Петля для полковника (Захарова, Сиренко) - страница 86

Таким образом в списке Чеснокова оказались — некто Лепшталь, инженер, некогда занимавшийся незаконным промыслом, звукозаписью, метрдотель одного из центральных ресторанов Марина Павловна Карташева, врач Нечаева, проходившая свидетелем по делу о розыске гражданки Зайцевой — «любопытное, путаное дело, кроссворд, рассчитанный на логику и интуицию» — профессионально думал Чесноков, читая его материалы: работа Быкова восхитила его. Список получился длинным, ведь для полновесного журналистского материала одних авторских размышлений мало, нужна крепкая фактура.

«Да здравствует его величество факт!» — думал Чесноков, направляясь к Илье Семеновичу Лепшталю.

VIII

Когда-то Валя Чесноков был тщедушным белобрысым пареньком, мечтающим об известности, почете и деньгах. Из маленького города он поехал поступать в Московский государственный университет. В родном городе Валентин уже вкусил радости местной популярности: его репортажи и интервью печатались, читались, его узнавали на улицах, а знакомые и родственники видели в нем недюжинный талант.
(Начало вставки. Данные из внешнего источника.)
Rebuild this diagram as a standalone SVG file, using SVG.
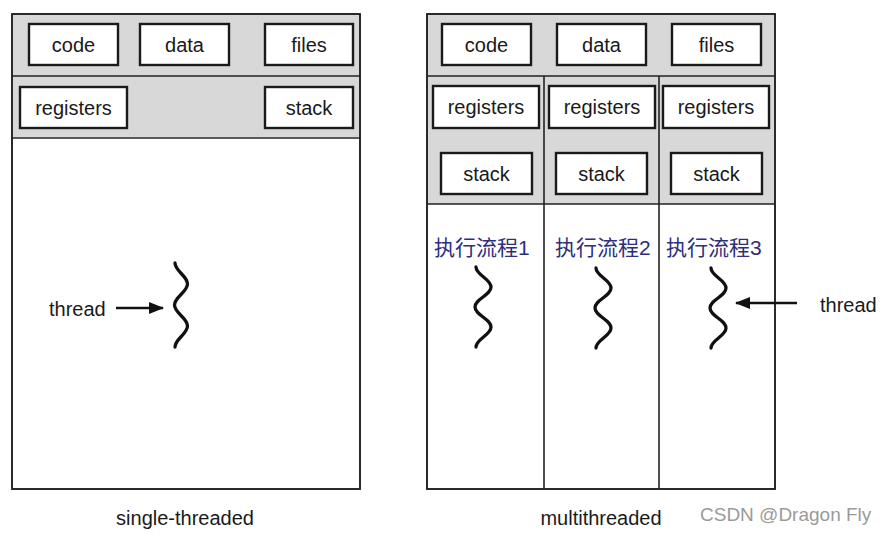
<svg xmlns="http://www.w3.org/2000/svg" width="885" height="534" viewBox="0 0 885 534">
<style>
  .panel { fill: #ffffff; stroke: #222; stroke-width: 1.6; }
  .frame { fill: none; stroke: #222; stroke-width: 1.6; }
  .gray { fill: #d8d8d8; stroke: none; }
  .div { stroke: #222; stroke-width: 1.6; fill: none; }
  .box { fill: #ffffff; stroke: #1a1a1a; stroke-width: 2.4; }
  .lbl { font-family: "Liberation Sans", Arial, sans-serif; font-size: 20px; fill: #1a1a1a; text-anchor: middle; }
  .txt { font-family: "Liberation Sans", Arial, sans-serif; font-size: 20px; fill: #1a1a1a; }
  .cjk { font-family: "Liberation Sans", "Noto Sans CJK SC", sans-serif; font-size: 21px; fill: #2e2e7c; }
  .sq { fill: none; stroke: #111; stroke-width: 3.3; stroke-linecap: round; }
  .arrow { stroke: #111; stroke-width: 2.4; fill: none; }
  .wm { font-family: "Liberation Sans", Arial, sans-serif; font-size: 19px; fill: #9a9a9a; }
</style>
<defs>
  <marker id="ah" viewBox="0 0 15 12" refX="14" refY="6" markerWidth="15" markerHeight="12" markerUnits="userSpaceOnUse" orient="auto">
    <path d="M0,0 L15,6 L0,12 Z" fill="#111"/>
  </marker>
  <path id="sqL" d="M-6,0 C-6,8 6.5,13 6.5,21 C6.5,29 -6.5,34 -6.5,42 C-6.5,50 6.5,55 6.5,63 C6.5,71 -6,76 -6,84"/>
  <path id="sqR" d="M-7,0 C-7,8 8,12 8,20 C8,28 -8,32 -8,40 C-8,48 8,52 8,60 C8,68 -7,72 -7,80"/>
</defs>

<!-- single-threaded panel -->
<g id="single-panel">
  <rect class="panel" x="12" y="14" width="348" height="475"/>
  <rect class="gray" x="13" y="15" width="346" height="122"/>
  <line class="div" x1="12" y1="76" x2="360" y2="76"/>
  <line class="div" x1="12" y1="138" x2="360" y2="138"/>
  <rect class="frame" x="12" y="14" width="348" height="475"/>
</g>
<g id="s-code"><rect class="box" x="29" y="24" width="89" height="41"/><text class="lbl" x="73.5" y="52">code</text></g>
<g id="s-data"><rect class="box" x="140" y="24" width="89" height="41"/><text class="lbl" x="184.5" y="52">data</text></g>
<g id="s-files"><rect class="box" x="265" y="24" width="88" height="41"/><text class="lbl" x="309" y="52">files</text></g>
<g id="s-registers"><rect class="box" x="20" y="87" width="107" height="41"/><text class="lbl" x="73.5" y="115">registers</text></g>
<g id="s-stack"><rect class="box" x="265" y="87" width="88" height="41"/><text class="lbl" x="309" y="115">stack</text></g>
<g id="s-thread"><use href="#sqL" class="sq" transform="translate(181,263)"/></g>
<g id="s-thread-label"><text class="txt" x="49" y="316">thread</text></g>
<g id="s-caption"><text class="lbl" x="185" y="525">single-threaded</text></g>

<!-- multithreaded panel -->
<g id="multi-panel">
  <rect class="panel" x="427" y="14" width="348" height="475"/>
  <rect class="gray" x="428" y="15" width="346" height="189"/>
  <line class="div" x1="427" y1="76" x2="775" y2="76"/>
  <line class="div" x1="427" y1="204" x2="775" y2="204"/>
  <line class="div" x1="544" y1="76" x2="544" y2="489"/>
  <line class="div" x1="659" y1="76" x2="659" y2="489"/>
  <rect class="frame" x="427" y="14" width="348" height="475"/>
</g>
<g id="m-code"><rect class="box" x="442" y="24" width="89" height="41"/><text class="lbl" x="486.5" y="52">code</text></g>
<g id="m-data"><rect class="box" x="557" y="24" width="89" height="41"/><text class="lbl" x="601.5" y="52">data</text></g>
<g id="m-files"><rect class="box" x="672" y="24" width="89" height="41"/><text class="lbl" x="716.5" y="52">files</text></g>
<g id="m-registers1"><rect class="box" x="433" y="86" width="106" height="42"/><text class="lbl" x="486" y="114">registers</text></g>
<g id="m-registers2"><rect class="box" x="549" y="86" width="106" height="42"/><text class="lbl" x="602" y="114">registers</text></g>
<g id="m-registers3"><rect class="box" x="663" y="86" width="106" height="42"/><text class="lbl" x="716" y="114">registers</text></g>
<g id="m-stack1"><rect class="box" x="441" y="153" width="91" height="41"/><text class="lbl" x="486.5" y="181">stack</text></g>
<g id="m-stack2"><rect class="box" x="556" y="153" width="91" height="41"/><text class="lbl" x="601.5" y="181">stack</text></g>
<g id="m-stack3"><rect class="box" x="671" y="153" width="91" height="41"/><text class="lbl" x="716.5" y="181">stack</text></g>
<g id="m-flow1"><text class="cjk" x="434" y="255">执行流程1</text><use href="#sqR" class="sq" transform="translate(483,267)"/></g>
<g id="m-flow2"><text class="cjk" x="555" y="255">执行流程2</text><use href="#sqR" class="sq" transform="translate(603,268)"/></g>
<g id="m-flow3"><text class="cjk" x="666" y="255">执行流程3</text><use href="#sqR" class="sq" transform="translate(718,268)"/></g>
<g id="m-thread-label"><text class="txt" x="820" y="312">thread</text></g>
<g id="m-caption"><text class="lbl" x="601" y="525">multithreaded</text></g>

<g id="connectors">
  <line class="arrow" x1="116" y1="308" x2="163" y2="308" marker-end="url(#ah)"/>
  <line class="arrow" x1="797" y1="303" x2="736" y2="303" marker-end="url(#ah)"/>
</g>

<text class="wm" x="700" y="521">CSDN @Dragon Fly</text>
</svg>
Ребята, стоявшие с ним в очереди на сдачу документов в приемную комиссию, демонстрировали свои вырезки из центральных газет и журналов, а также справки о публикациях на бланках с грифами ТАСС, АПН и Гостелерадио. Зубы Вали непроизвольно заскрипели. Но документы он благополучно сдал. И в МГУ его приняли. Но с тех пор нечто неутоленное поселилось в нем. Он никак не мог попасть в компанию своих однокурсников, носящих известные фамилии. «Эти пойдут далеко, — размышлял Валя, лежа на койке в общежитии. — Эти не поедут в районки. Эти не будут месить грязь в глубинке».

Но пока Валину компанию составляли простые ребята, соседи по общежитию.

— Я, понимаешь ли, хочу специализироваться на международной публицистике, — признался однажды Валентину парень из их компании. — В международных отношениях я ориентируюсь. Всего Потемкина прочитал.

Чесноков при этом подумал, что имеется в виду Потемкин — сподвижник и фаворит Екатерины II, но никак не мог взять в толк, зачем читать труды этого деятеля, даже если он писал что-то там по дипломатии — тогда все писали: XVIII век — просвещение.

Спустя много лет Чесноков узнал все-таки, какой труд в действительности читал его однокашник — «Историю дипломатии» Владимира Петровича Потемкина, крупнейшего советского дипломата и историка международного права. И когда узнал, опять за сердце укусила та змея, что поселилась в его груди уже в первые студенческие годы, змея недообразованности, поверхностности.

На третьем курсе Валентин обратил внимание, что иных уж нет в общежитии, хотя и мелькают в университетских коридорах. Женились. На москвичках женились. Опять-таки нашли путь к решению стольких жизненно важных проблем!